WRITTEN TASK
From the data that follows, print exactly the lines starting at the one containing "Recreate this image as a web page that uses D3.js." and ending at the one containing "const axisY = 654;"; include both of them and nothing more.

MATERIAL SUPPLIED
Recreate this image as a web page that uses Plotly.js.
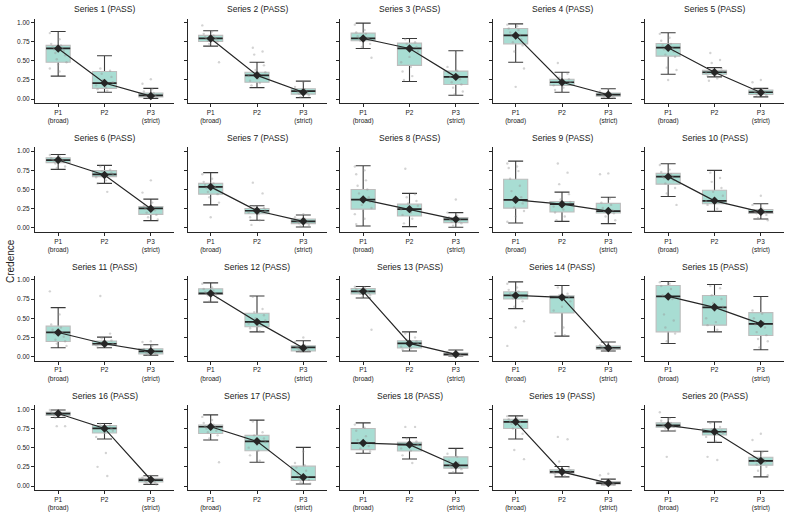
==
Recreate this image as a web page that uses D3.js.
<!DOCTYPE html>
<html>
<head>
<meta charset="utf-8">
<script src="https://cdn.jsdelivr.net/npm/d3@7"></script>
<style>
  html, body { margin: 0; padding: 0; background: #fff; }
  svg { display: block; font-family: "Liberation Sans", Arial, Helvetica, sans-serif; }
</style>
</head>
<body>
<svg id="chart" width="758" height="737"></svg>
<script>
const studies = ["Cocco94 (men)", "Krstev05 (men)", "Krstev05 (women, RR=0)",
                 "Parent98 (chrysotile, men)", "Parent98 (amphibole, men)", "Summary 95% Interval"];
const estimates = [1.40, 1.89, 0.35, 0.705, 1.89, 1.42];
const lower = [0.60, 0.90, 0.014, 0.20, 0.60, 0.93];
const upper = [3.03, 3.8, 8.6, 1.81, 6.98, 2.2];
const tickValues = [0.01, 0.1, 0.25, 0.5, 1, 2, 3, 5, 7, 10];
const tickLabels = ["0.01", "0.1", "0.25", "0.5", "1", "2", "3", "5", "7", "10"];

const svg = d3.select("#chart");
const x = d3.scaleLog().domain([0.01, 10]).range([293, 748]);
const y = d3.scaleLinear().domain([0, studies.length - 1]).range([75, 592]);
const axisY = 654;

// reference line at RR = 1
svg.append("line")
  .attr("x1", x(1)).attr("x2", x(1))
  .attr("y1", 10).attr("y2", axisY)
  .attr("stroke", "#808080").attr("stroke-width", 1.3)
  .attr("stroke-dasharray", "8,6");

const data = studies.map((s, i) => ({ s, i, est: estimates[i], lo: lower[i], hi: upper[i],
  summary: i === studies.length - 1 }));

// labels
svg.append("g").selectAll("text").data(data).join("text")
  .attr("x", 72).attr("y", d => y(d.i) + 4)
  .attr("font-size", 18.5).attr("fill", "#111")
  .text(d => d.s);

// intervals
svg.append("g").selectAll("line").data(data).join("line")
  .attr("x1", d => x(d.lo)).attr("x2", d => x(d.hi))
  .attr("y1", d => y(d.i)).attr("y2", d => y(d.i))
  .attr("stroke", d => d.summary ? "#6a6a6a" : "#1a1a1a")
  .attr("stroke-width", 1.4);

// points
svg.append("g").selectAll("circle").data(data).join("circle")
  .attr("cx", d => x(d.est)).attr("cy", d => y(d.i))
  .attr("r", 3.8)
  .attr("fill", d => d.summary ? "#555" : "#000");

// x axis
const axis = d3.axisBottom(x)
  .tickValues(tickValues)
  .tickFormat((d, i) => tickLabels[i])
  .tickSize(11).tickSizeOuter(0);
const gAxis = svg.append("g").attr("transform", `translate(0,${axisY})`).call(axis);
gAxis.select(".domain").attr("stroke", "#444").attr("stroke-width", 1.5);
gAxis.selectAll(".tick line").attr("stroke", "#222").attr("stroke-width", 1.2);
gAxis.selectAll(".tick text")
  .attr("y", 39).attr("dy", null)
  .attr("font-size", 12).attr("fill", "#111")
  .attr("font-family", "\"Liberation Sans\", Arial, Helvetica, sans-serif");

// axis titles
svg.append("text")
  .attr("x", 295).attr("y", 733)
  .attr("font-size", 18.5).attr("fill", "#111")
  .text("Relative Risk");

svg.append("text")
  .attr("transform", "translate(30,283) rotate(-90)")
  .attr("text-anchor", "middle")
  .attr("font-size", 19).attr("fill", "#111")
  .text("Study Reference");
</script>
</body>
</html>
* * *
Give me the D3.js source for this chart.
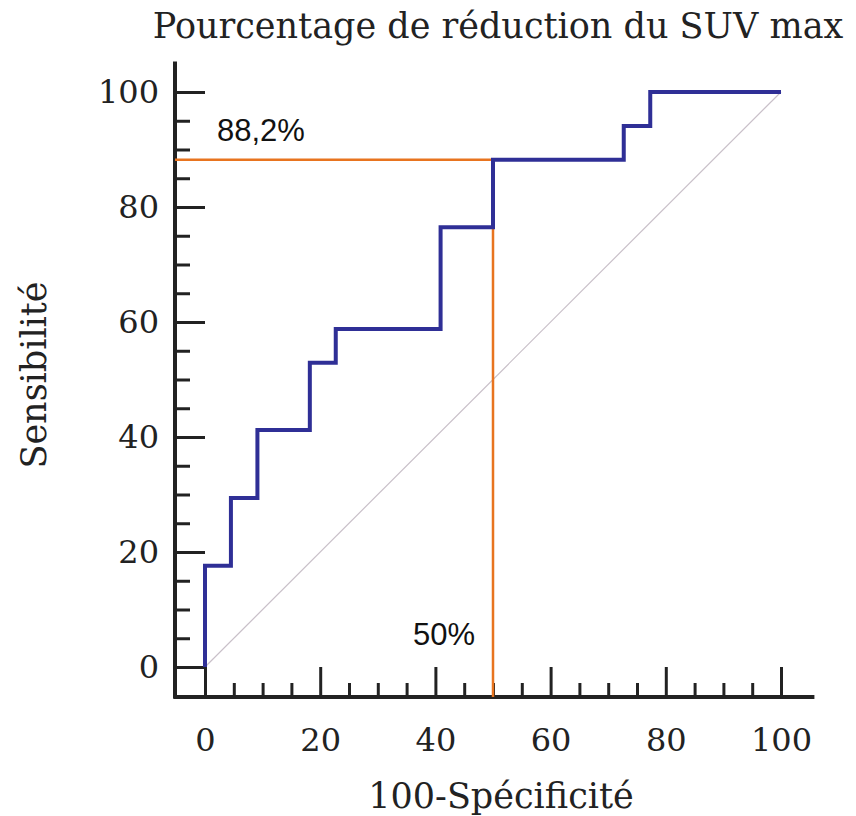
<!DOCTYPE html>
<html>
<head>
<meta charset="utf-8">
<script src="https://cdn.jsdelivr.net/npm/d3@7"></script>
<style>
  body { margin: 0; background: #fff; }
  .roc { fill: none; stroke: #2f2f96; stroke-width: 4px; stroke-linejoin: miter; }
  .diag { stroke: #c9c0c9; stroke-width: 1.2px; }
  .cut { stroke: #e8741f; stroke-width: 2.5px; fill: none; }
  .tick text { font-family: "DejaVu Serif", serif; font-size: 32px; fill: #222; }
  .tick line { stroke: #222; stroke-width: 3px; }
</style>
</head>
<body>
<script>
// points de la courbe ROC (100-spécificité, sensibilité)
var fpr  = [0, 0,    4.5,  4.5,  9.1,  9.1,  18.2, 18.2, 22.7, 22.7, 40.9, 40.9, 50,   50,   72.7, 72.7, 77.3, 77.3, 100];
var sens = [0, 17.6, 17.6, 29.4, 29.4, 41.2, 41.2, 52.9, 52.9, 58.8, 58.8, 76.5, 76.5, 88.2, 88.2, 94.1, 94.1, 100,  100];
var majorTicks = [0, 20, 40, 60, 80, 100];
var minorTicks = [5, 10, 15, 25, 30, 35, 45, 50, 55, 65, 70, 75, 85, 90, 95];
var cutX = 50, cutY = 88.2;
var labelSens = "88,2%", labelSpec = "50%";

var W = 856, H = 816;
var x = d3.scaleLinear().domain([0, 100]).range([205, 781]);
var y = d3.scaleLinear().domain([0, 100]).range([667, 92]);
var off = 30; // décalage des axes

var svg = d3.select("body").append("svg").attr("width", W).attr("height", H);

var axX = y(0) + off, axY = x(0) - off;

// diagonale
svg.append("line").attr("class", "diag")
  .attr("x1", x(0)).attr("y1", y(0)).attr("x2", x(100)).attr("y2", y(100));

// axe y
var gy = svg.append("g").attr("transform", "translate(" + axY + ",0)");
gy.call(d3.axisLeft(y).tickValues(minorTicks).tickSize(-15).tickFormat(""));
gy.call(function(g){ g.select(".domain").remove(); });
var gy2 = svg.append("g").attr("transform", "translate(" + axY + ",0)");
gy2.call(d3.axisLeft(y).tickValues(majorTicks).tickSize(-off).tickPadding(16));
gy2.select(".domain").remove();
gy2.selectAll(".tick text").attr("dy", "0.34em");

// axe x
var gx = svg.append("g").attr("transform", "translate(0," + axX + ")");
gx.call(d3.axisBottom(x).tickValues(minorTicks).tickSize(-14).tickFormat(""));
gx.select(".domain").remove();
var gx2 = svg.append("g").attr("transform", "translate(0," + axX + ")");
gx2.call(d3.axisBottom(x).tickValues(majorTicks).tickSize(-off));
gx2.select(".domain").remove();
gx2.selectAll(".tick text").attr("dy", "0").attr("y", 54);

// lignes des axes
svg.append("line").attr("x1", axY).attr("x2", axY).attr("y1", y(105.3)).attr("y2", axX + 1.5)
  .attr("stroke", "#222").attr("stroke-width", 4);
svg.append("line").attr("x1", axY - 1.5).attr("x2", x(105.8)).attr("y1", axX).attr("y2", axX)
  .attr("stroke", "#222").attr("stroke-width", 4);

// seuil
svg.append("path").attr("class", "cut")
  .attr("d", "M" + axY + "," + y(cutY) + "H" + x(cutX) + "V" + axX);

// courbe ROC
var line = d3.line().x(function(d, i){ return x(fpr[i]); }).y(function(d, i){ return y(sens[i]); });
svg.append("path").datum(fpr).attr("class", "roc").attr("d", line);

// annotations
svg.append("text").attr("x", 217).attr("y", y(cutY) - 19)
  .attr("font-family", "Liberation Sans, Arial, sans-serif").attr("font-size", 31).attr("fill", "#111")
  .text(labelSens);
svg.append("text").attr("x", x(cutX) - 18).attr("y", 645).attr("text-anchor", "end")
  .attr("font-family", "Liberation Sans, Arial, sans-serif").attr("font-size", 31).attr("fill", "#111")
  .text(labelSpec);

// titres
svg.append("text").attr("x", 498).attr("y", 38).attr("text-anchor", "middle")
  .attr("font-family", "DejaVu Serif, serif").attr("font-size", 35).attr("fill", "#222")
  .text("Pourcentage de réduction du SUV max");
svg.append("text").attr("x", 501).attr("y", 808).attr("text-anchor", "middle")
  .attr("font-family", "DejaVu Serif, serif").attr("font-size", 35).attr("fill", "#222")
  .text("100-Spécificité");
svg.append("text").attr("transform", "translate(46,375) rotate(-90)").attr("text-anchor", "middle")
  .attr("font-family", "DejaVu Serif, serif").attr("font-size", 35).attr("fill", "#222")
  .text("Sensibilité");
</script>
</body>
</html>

EXERCISE SOLUTION
Recreate this image as a web page that uses D3.js.
<!DOCTYPE html>
<html>
<head>
<meta charset="utf-8">
<script src="https://cdn.jsdelivr.net/npm/d3@7"></script>
<style>
  html, body { margin: 0; padding: 0; background: #fff; }
  svg { display: block; font-family: "Liberation Sans", Arial, Helvetica, sans-serif; }
</style>
</head>
<body>
<svg id="chart" width="758" height="737"></svg>
<script>
const studies = ["Cocco94 (men)", "Krstev05 (men)", "Krstev05 (women, RR=0)",
                 "Parent98 (chrysotile, men)", "Parent98 (amphibole, men)", "Summary 95% Interval"];
const estimates = [1.40, 1.89, 0.35, 0.705, 1.89, 1.42];
const lower = [0.60, 0.90, 0.014, 0.20, 0.60, 0.93];
const upper = [3.03, 3.8, 8.6, 1.81, 6.98, 2.2];
const tickValues = [0.01, 0.1, 0.25, 0.5, 1, 2, 3, 5, 7, 10];
const tickLabels = ["0.01", "0.1", "0.25", "0.5", "1", "2", "3", "5", "7", "10"];

const svg = d3.select("#chart");
const x = d3.scaleLog().domain([0.01, 10]).range([293, 748]);
const y = d3.scaleLinear().domain([0, studies.length - 1]).range([75, 592]);
const axisY = 654;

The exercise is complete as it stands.